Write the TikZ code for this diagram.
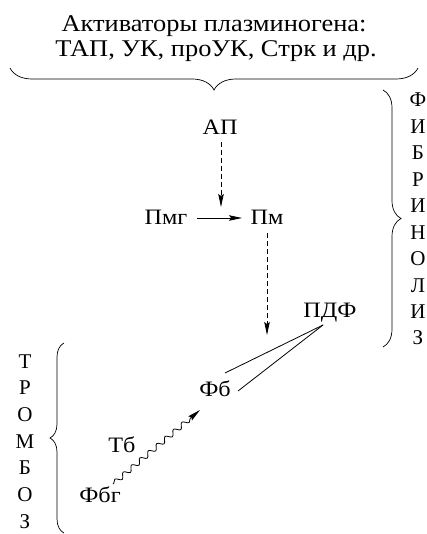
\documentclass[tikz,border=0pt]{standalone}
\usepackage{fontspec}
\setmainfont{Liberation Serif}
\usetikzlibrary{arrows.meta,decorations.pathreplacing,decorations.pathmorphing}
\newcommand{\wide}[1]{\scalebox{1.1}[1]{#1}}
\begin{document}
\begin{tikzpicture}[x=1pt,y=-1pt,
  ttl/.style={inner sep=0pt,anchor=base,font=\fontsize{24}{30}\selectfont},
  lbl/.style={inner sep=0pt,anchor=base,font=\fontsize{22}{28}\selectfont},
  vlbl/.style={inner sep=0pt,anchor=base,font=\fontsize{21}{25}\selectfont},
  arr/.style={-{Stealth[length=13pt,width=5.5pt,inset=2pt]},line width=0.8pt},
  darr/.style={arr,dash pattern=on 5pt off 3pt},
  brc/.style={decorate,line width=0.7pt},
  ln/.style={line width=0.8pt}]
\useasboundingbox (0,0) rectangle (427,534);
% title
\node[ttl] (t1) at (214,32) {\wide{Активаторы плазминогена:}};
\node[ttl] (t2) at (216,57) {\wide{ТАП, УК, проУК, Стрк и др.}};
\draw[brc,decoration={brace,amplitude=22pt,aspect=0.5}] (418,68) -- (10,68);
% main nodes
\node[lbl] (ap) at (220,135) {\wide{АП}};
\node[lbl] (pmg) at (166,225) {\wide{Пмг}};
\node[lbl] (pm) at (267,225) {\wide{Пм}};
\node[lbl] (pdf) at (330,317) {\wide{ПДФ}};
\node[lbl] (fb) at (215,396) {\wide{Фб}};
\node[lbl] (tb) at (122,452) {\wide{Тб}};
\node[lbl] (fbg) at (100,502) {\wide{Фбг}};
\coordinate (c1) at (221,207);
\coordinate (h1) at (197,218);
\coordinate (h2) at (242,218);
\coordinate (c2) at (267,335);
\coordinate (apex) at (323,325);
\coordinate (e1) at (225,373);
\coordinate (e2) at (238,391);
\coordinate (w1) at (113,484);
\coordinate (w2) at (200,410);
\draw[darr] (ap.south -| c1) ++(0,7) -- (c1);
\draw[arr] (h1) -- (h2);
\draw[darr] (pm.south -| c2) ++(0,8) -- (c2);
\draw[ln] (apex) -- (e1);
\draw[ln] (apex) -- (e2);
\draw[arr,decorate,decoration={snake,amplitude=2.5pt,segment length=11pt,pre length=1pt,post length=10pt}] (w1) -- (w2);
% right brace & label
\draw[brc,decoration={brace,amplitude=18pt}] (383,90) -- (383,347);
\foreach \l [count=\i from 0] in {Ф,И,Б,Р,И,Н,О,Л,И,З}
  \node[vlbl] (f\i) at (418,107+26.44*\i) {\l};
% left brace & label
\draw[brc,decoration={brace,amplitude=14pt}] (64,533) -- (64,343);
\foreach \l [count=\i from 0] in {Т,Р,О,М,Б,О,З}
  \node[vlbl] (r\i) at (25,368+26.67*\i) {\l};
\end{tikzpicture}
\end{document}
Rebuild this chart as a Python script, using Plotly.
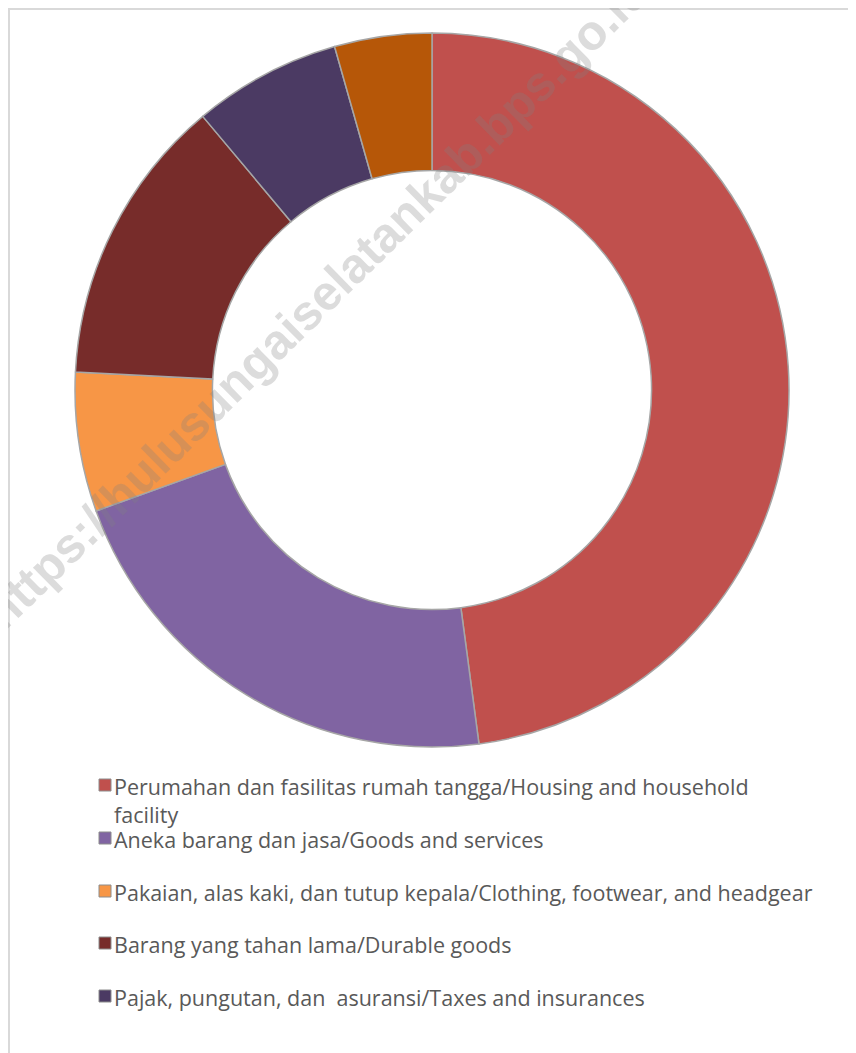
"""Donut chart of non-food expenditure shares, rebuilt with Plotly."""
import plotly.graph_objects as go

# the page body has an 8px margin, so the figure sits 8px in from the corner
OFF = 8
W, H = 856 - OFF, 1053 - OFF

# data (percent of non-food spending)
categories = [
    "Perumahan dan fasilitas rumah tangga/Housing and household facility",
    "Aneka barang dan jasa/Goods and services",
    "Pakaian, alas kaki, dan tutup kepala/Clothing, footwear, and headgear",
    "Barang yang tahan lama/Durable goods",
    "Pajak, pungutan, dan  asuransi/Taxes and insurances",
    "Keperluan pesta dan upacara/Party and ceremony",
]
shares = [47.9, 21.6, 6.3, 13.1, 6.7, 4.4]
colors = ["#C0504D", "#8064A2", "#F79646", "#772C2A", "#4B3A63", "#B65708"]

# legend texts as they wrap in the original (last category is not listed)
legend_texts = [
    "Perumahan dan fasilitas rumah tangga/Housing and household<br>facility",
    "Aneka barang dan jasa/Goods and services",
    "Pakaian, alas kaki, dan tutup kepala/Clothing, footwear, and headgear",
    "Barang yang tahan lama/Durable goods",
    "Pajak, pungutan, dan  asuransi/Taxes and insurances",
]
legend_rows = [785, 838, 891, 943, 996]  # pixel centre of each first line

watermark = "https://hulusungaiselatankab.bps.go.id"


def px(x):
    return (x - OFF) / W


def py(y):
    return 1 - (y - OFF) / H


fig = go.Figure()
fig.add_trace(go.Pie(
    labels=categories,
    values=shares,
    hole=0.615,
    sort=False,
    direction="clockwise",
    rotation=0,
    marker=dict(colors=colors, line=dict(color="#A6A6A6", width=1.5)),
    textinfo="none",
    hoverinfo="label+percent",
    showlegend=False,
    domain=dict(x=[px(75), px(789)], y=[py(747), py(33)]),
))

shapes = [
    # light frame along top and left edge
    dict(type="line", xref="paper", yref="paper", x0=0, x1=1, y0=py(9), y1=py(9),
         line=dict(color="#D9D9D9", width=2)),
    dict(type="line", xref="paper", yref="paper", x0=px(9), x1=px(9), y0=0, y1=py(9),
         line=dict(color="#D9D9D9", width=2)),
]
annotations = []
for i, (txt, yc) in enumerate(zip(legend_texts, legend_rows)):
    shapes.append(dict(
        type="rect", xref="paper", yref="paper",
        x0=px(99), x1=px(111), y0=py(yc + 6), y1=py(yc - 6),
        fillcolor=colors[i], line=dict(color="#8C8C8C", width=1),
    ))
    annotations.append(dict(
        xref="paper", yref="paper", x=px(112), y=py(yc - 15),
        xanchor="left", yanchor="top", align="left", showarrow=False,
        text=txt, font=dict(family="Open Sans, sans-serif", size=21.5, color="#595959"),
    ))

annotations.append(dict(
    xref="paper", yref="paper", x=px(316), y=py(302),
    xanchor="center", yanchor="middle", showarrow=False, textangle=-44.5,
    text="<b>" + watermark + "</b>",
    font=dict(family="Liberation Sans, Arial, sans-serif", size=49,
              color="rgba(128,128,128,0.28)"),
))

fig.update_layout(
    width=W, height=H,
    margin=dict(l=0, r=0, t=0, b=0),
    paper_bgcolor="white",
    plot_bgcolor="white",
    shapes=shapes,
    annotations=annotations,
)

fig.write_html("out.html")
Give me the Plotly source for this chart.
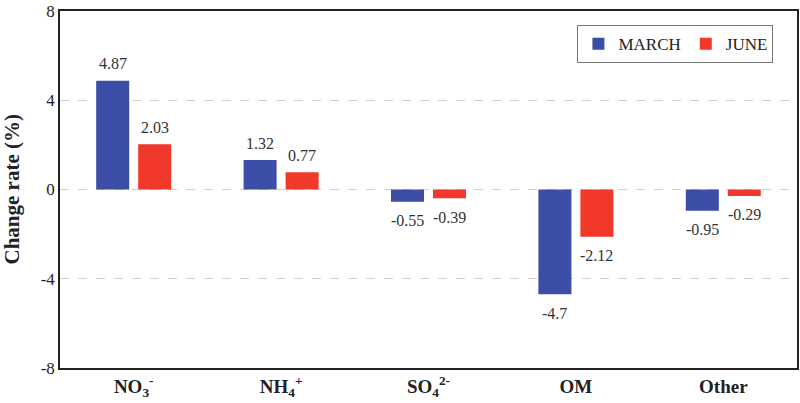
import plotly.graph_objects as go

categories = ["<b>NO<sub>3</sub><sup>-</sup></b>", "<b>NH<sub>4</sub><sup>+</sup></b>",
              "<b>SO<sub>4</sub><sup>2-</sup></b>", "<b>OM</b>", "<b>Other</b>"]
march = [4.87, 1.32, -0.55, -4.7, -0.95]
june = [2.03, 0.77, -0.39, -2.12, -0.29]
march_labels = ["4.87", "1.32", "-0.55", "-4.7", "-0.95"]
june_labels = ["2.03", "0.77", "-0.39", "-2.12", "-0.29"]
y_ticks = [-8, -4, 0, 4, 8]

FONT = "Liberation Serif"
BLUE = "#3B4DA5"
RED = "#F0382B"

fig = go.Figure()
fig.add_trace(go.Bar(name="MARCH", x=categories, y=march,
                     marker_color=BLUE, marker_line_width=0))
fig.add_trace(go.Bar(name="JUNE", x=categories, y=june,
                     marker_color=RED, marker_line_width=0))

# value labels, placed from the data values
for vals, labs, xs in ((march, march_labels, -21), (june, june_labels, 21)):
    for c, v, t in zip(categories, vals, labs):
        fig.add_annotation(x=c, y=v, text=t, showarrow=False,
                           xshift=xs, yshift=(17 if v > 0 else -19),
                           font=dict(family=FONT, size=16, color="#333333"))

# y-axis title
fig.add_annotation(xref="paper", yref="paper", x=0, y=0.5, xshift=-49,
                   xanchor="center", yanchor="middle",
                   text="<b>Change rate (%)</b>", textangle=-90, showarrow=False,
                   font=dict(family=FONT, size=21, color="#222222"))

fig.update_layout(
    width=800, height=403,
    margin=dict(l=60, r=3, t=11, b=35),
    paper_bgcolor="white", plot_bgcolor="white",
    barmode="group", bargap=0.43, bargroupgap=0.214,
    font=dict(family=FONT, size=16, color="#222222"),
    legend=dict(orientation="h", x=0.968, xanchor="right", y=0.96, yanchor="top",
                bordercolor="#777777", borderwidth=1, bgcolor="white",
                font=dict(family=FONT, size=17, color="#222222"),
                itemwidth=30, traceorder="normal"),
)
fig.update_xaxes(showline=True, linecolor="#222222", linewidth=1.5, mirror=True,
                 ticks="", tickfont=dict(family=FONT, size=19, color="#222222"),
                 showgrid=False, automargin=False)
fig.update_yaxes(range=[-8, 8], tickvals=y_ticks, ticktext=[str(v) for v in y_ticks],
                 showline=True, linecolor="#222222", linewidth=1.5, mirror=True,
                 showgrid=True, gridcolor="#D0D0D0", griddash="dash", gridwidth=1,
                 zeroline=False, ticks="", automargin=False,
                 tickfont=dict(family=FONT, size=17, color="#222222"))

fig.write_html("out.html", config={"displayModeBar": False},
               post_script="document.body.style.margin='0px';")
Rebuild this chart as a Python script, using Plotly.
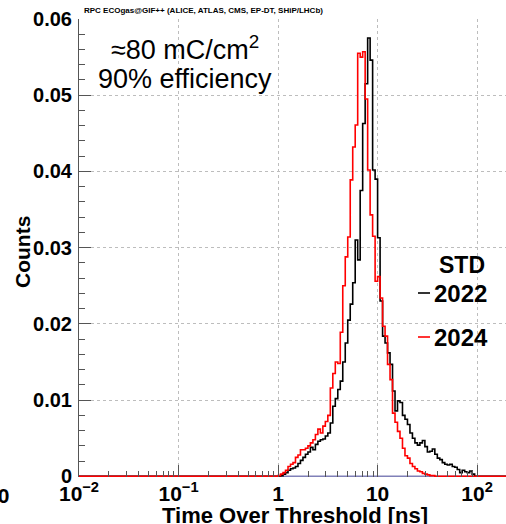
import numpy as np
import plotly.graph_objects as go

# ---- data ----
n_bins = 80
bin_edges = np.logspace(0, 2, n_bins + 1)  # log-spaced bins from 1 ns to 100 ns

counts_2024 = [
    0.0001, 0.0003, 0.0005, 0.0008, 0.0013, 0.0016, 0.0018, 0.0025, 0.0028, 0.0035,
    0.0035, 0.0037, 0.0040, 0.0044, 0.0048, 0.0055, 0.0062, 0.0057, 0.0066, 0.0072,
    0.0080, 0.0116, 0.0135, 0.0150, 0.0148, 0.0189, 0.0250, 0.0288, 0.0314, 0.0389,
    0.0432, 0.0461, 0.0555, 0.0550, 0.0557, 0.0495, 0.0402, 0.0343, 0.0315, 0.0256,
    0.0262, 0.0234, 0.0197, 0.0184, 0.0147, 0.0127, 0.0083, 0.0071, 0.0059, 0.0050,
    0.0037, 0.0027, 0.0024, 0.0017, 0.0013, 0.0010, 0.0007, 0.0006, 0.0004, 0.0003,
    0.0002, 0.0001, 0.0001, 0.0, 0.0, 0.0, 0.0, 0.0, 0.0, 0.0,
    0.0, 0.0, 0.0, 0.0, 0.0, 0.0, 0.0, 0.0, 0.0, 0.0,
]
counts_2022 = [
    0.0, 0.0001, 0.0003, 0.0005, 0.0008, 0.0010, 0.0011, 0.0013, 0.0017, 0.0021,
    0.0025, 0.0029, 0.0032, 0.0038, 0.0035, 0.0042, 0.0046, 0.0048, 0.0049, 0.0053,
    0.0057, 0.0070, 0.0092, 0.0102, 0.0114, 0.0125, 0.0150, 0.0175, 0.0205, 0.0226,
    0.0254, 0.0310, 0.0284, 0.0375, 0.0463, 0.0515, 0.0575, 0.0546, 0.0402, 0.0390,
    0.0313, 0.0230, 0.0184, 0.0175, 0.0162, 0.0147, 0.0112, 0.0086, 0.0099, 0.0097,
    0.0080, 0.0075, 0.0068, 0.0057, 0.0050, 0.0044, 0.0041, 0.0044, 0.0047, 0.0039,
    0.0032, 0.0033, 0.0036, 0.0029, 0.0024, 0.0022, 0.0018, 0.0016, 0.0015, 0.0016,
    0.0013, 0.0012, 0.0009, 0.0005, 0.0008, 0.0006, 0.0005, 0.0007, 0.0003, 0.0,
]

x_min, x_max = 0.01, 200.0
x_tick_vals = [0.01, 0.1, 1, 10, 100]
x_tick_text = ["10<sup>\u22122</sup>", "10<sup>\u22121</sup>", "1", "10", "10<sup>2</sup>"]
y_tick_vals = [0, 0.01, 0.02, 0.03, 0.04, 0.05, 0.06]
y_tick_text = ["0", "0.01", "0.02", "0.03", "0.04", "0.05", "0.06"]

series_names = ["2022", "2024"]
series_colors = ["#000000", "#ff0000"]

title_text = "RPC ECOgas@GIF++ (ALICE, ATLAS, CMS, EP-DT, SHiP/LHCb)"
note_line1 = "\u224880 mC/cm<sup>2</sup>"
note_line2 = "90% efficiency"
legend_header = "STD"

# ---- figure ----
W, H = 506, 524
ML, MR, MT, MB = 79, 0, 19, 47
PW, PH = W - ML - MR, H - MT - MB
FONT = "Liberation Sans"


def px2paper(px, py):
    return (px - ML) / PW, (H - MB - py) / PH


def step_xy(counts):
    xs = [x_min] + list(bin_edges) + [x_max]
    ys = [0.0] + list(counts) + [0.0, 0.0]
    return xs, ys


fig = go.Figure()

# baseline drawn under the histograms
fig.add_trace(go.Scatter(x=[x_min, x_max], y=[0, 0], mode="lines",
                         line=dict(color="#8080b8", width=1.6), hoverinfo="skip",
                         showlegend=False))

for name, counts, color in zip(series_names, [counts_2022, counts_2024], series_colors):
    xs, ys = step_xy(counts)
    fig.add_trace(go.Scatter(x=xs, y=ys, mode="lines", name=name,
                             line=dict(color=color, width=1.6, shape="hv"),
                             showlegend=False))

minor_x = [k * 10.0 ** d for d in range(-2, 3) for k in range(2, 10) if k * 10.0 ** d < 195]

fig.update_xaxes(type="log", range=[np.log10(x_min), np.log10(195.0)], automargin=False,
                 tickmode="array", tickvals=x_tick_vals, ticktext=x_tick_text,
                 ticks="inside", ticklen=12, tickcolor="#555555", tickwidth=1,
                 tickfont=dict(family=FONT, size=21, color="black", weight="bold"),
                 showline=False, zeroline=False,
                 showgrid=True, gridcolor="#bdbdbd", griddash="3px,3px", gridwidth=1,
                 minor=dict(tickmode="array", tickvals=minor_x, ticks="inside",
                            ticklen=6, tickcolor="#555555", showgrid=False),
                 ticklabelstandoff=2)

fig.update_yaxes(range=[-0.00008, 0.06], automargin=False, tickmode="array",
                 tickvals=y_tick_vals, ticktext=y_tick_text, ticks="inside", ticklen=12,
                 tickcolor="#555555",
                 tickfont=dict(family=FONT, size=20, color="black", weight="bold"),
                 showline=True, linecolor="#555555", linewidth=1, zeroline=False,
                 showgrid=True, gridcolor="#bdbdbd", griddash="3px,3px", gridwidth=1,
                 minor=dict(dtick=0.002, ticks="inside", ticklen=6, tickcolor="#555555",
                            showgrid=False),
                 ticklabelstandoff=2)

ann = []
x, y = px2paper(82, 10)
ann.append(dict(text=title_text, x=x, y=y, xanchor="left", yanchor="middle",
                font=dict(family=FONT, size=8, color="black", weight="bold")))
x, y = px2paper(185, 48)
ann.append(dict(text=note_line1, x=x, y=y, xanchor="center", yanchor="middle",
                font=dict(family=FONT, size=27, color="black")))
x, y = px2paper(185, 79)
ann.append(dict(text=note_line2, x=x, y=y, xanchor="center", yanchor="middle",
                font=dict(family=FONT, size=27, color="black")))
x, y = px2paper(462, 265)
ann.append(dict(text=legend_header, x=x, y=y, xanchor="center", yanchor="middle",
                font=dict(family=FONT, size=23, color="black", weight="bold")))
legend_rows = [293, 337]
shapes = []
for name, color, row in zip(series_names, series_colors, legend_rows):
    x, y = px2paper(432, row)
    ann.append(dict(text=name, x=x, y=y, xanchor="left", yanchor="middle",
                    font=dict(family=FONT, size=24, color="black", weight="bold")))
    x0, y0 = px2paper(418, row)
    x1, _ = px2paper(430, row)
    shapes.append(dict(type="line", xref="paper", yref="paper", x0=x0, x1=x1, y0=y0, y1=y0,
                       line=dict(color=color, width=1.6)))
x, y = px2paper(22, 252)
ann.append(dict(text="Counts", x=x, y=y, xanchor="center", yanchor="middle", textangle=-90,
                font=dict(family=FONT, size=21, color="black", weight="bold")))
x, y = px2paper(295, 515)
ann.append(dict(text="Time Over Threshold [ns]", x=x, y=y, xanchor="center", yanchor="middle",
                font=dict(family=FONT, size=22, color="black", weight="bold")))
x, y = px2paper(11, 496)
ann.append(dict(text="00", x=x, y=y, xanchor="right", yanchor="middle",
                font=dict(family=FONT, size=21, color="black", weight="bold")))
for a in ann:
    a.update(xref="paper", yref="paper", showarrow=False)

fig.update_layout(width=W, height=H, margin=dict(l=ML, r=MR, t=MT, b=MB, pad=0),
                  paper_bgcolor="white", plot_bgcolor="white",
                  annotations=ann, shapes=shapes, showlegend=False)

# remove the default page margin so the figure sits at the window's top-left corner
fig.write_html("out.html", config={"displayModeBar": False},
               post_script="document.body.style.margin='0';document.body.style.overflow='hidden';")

■ TASK INSTRUCTIONS:
Say how many lines in the entries contain the string "this", and leave out everything else.

■ COMPLETE RESPONSE:
4